Real-time Autonomous Optimization of Thin Film Growth

We have developed an autonomous experimentation pipeline to fine-tune key synthesis parameters (oxygen pressure, temperature, laser pulse rate, energy) of pulsed laser deposition with the aim to speed-up the exploration process by a factor of 10. We designed a deposition scheme that allows multiple samples to be deposited on a single substrate, improving efficiency. This work focus on optimizing growth conditions for stabilizing hexagonal LnFeO3 (Ln = lanthanides) on hexagonal substrates. These materials, as type II multiferroics, exhibit properties including non-collinear antiferromagnetic ordering, spin canting, and weak coupling between ferromagnetism and ferroelectricity, making them promising for spintronics. While prior studies show it’s possible to grow these films on YSZ (111) substrates using pulse laser deposition (PLD), a more in-depth investigation on optimal growth conditions is needed.
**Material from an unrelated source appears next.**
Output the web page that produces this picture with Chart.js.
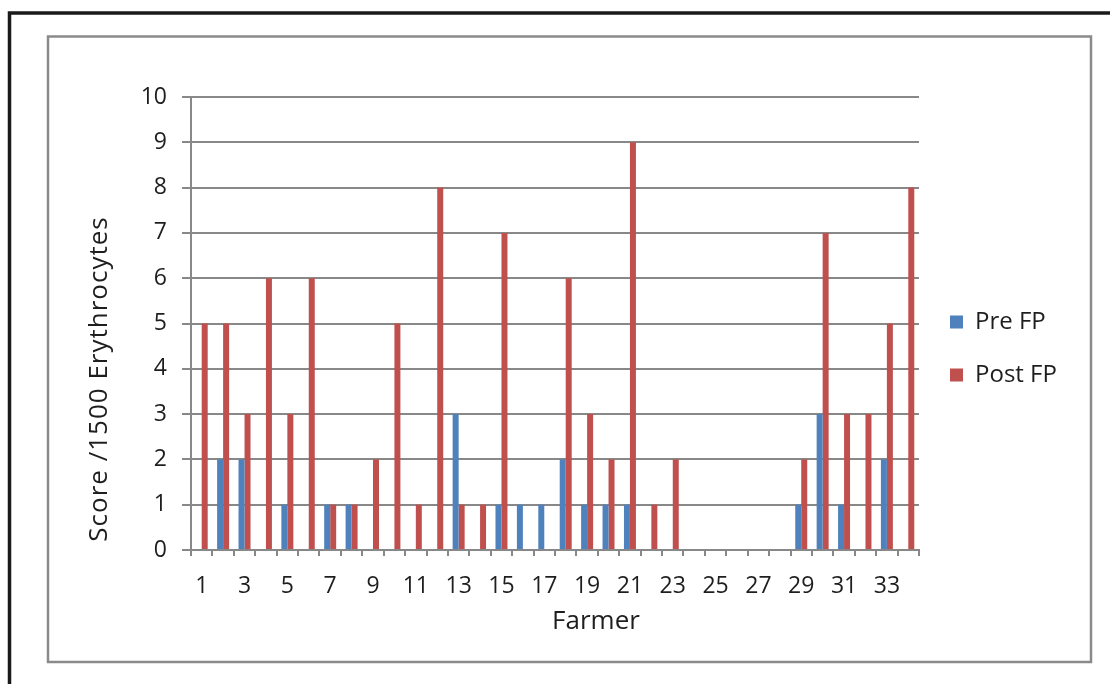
<!DOCTYPE html>
<html>
<head>
<meta charset="utf-8">
<title>Score per 1500 erythrocytes, pre and post FP</title>
<script src="https://cdn.jsdelivr.net/npm/chart.js@4/dist/chart.umd.min.js"></script>
<style>
  html, body { margin: 0; padding: 0; background: #ffffff; overflow: hidden; }
  canvas { display: block; }
</style>
</head>
<body>
<canvas id="chart" width="1110" height="684"></canvas>
<script>
// Farmer IDs (x categories)
const farmers = ['1','2','3','4','5','6','7','8','9','10','11','12','13','14','15','16','17',
                 '18','19','20','21','22','23','24','25','26','27','28','29','30','31','32','33','34'];

// Scores per 1500 erythrocytes
const preFP  = [0,2,2,0,1,0,1,1,0,0,0,0,3,0,1,1,1,2,1,1,1,0,0,0,0,0,0,0,1,3,1,0,2,0];
const postFP = [5,5,3,6,3,6,1,1,2,5,1,8,1,1,7,0,0,6,3,2,9,1,2,0,0,0,0,0,2,7,3,3,5,8];

const seriesNames = ['Pre FP', 'Post FP'];
const xTitle = 'Farmer';
const yTitle = 'Score /1500 Erythrocytes';

const FONT = "'Open Sans', 'DejaVu Sans', sans-serif";
const GRID = '#888888';
const TEXT = '#1e1e1e';

// White page with the outer black corner frame and the grey chart border
const framePlugin = {
  id: 'frame',
  beforeDraw(chart) {
    const ctx = chart.ctx;
    ctx.save();
    ctx.fillStyle = '#ffffff';
    ctx.fillRect(0, 0, chart.width, chart.height);
    ctx.strokeStyle = '#8a8a8a';
    ctx.lineWidth = 2.5;
    ctx.strokeRect(48, 36.5, 1043, 625.5);
    ctx.strokeStyle = '#1a1a1a';
    ctx.lineWidth = 3.5;
    ctx.beginPath();
    ctx.moveTo(9.5, chart.height);
    ctx.lineTo(9.5, 13);
    ctx.lineTo(chart.width, 13);
    ctx.stroke();
    ctx.restore();
  }
};

// Legend and axis titles
const labelsPlugin = {
  id: 'sideLabels',
  afterDraw(chart) {
    const ctx = chart.ctx;
    ctx.save();
    // legend
    ctx.font = '24px ' + FONT;
    ctx.textAlign = 'left';
    ctx.textBaseline = 'middle';
    chart.data.datasets.forEach((ds, i) => {
      const cy = 322 + i * 53;
      ctx.fillStyle = ds.backgroundColor;
      ctx.fillRect(950, cy - 6.5, 13, 13);
      ctx.fillStyle = TEXT;
      ctx.fillText(ds.label, 975, cy);
    });
    // x title
    ctx.font = '26px ' + FONT;
    ctx.textAlign = 'center';
    ctx.textBaseline = 'alphabetic';
    ctx.fillText(xTitle, 596, 629);
    // y title
    ctx.translate(107, 379);
    ctx.rotate(-Math.PI / 2);
    if ('letterSpacing' in ctx) ctx.letterSpacing = '1px';
    ctx.fillText(yTitle, 0, 0);
    ctx.restore();
  }
};

new Chart(document.getElementById('chart'), {
  type: 'bar',
  data: {
    labels: farmers,
    datasets: [
      { label: seriesNames[0], data: preFP,  backgroundColor: '#4F81BD', borderWidth: 0 },
      { label: seriesNames[1], data: postFP, backgroundColor: '#C0504D', borderWidth: 0 }
    ]
  },
  options: {
    responsive: false,
    devicePixelRatio: 1,
    animation: false,
    events: [],
    layout: { padding: { left: 0, top: 97, right: 191, bottom: 64 } },
    datasets: { bar: { categoryPercentage: 0.56, barPercentage: 1.0 } },
    plugins: {
      legend: { display: false },
      tooltip: { enabled: false },
      title: { display: false }
    },
    scales: {
      x: {
        offset: true,
        afterFit(scale) { scale.height = 70; },
        grid: {
          offset: true,
          drawOnChartArea: false,
          drawTicks: true,
          tickLength: 6,
          color: GRID,
          lineWidth: 2
        },
        border: { display: true, color: GRID, width: 2 },
        ticks: {
          autoSkip: false,
          maxRotation: 0,
          minRotation: 0,
          padding: 17,
          color: TEXT,
          font: { family: FONT, size: 23 },
          callback(value, index) { return index % 2 === 0 ? farmers[index] : ''; }
        }
      },
      y: {
        min: 0,
        max: 10,
        afterFit(scale) { scale.width = 191; },
        grid: {
          drawOnChartArea: true,
          drawTicks: true,
          tickLength: 9,
          color: GRID,
          lineWidth: 2
        },
        border: { display: true, color: GRID, width: 2 },
        ticks: {
          stepSize: 1,
          padding: 15,
          color: TEXT,
          font: { family: FONT, size: 23 }
        }
      }
    }
  },
  plugins: [framePlugin, labelsPlugin]
});
</script>
</body>
</html>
During the deposition, a convolutional neural network would analyze the RHEED data to monitor epitaxial growth and crystallinity. Using an active learning approach with a Gaussian process regression model, and the real-time closed-loop operation runs at 15 minutes per cycle. We identified non-obvious parameter combinations that produced high-quality films of TbFeO3, YbFeO3, and EuFeO3.